Although the court determined the Covenant is not invalid on its face or as applied to the facts, it held nevertheless that the Covenant’s scope still stretched beyond what Delaware law allows. Delaware law generally prohibits contractual provisions that purport to exculpate a party for tort liability resulting from intentional or reckless harm. The Covenant purports to bar all challenges to a drag-along sale. According to the court, however, a covenant not-to-sue cannot insulate the defendants from tort liability based on intentional wrongdoing. In the context of opposing a motion to dismiss, the court determined that the plaintiffs’ allegations rely on facts supporting an inference that the defendants could have acted intentionally and in bad faith to benefit themselves and harm the common stockholders during the lead up to the drag-along sale. Consequently, the court ruled that the plaintiffs’ counts relating to the drag-along sale cannot be dismissed at the pleading stage, and denied the defendants’ motion to dismiss.
The New Enterprise Associates ruling against defendants seeking to enforce a drag-along covenant not-to-sue should be considered in its procedural context. On a motion to dismiss, the Court determined that the plaintiffs’ allegations relied on facts supporting an inference that the defendants could have acted intentionally and in bad faith to benefit themselves and harm the common stockholders during the lead up to the drag-along sale when they caused the company to issue to themselves allegedly discounted shares and options with accelerated vesting on a change in control, all while breaching the plaintiffs right of first offer and their own statutory obligation to notify the plaintiffs.

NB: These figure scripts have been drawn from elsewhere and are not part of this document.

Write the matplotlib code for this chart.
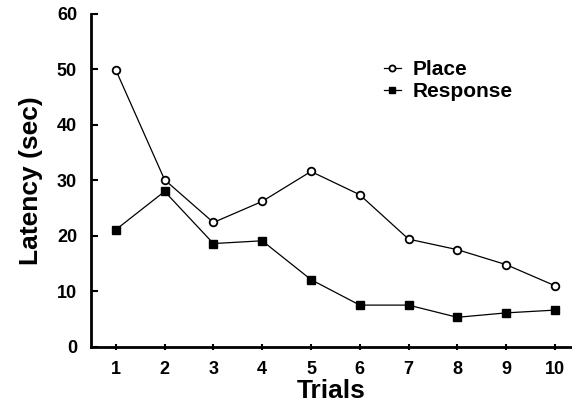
import matplotlib
matplotlib.use("Agg")
import matplotlib.pyplot as plt

trials = [1, 2, 3, 4, 5, 6, 7, 8, 9, 10]
place = [49.9, 30.1, 22.4, 26.2, 31.6, 27.4, 19.4, 17.5, 14.8, 11.0]
response = [21.1, 28.0, 18.6, 19.1, 12.1, 7.5, 7.5, 5.3, 6.1, 6.6]
yticks = [0, 10, 20, 30, 40, 50, 60]

plt.rcParams['font.family'] = ['Liberation Sans', 'DejaVu Sans']
plt.rcParams['font.weight'] = 'bold'

fig = plt.figure(figsize=(5.72, 4.03), dpi=100)
ax = fig.add_axes([0.159, 0.1397, 0.841, 0.8256])

ax.plot(trials, place, color='black', lw=0.9, marker='o', ms=5.5,
        mfc='white', mec='black', mew=1.3, label='Place')
ax.plot(trials, response, color='black', lw=0.9, marker='s', ms=5.5,
        mfc='black', mec='black', label='Response')

ax.set_xlim(0.49, 10.35)
ax.set_ylim(0, 60)
ax.set_xticks(trials)
ax.set_yticks(yticks)
ax.spines['top'].set_visible(False)
ax.spines['right'].set_visible(False)
ax.spines['left'].set_linewidth(2)
ax.spines['bottom'].set_linewidth(2)
ax.tick_params(axis='y', direction='in', length=5, width=1.5, labelsize=13, pad=10)
ax.tick_params(axis='x', direction='inout', length=5, width=1.5, labelsize=13, pad=8)
for lab in ax.get_xticklabels() + ax.get_yticklabels():
    lab.set_fontweight('bold')

ax.set_xlabel('Trials', fontsize=19, fontweight='bold', labelpad=0.5)
ax.set_ylabel('Latency (sec)', fontsize=19, fontweight='bold', labelpad=10)

leg = ax.legend(loc='upper left', bbox_to_anchor=(0.57, 0.918), frameon=False,
                handlelength=0.8, handletextpad=0.6, fontsize=15,
                labelspacing=0.15, markerscale=0.8)
for t in leg.get_texts():
    t.set_fontweight('bold')

fig.savefig('out.png', dpi=100)
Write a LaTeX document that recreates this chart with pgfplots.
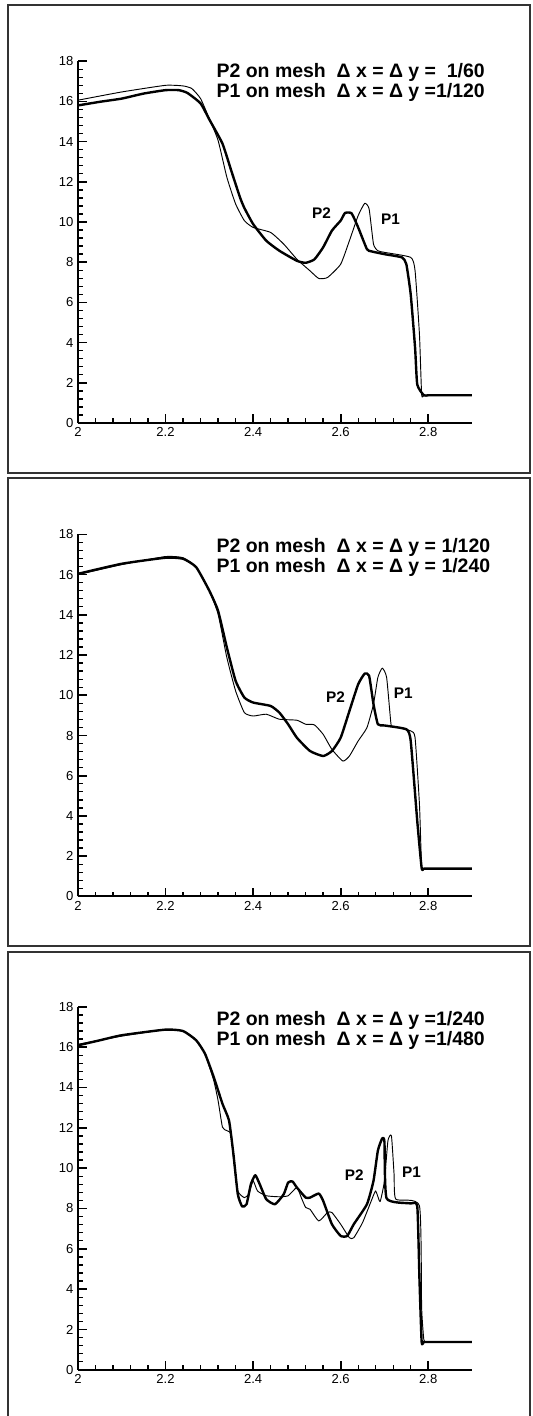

This case thus involved unique facts pertaining to the run-up to a drag-along sale, not the sale itself, and it is unclear whether alleged misconduct pertaining directly to a drag-along sale will overcome an NVCA style covenant not-to-sue made by sophisticated parties. This case shows that the analysis into whether a drag-along covenant not-to-sue over fiduciary duties is enforceable is highly fact-specific, and investors and practitioners should strictly adhere to the criteria presented in this opinion.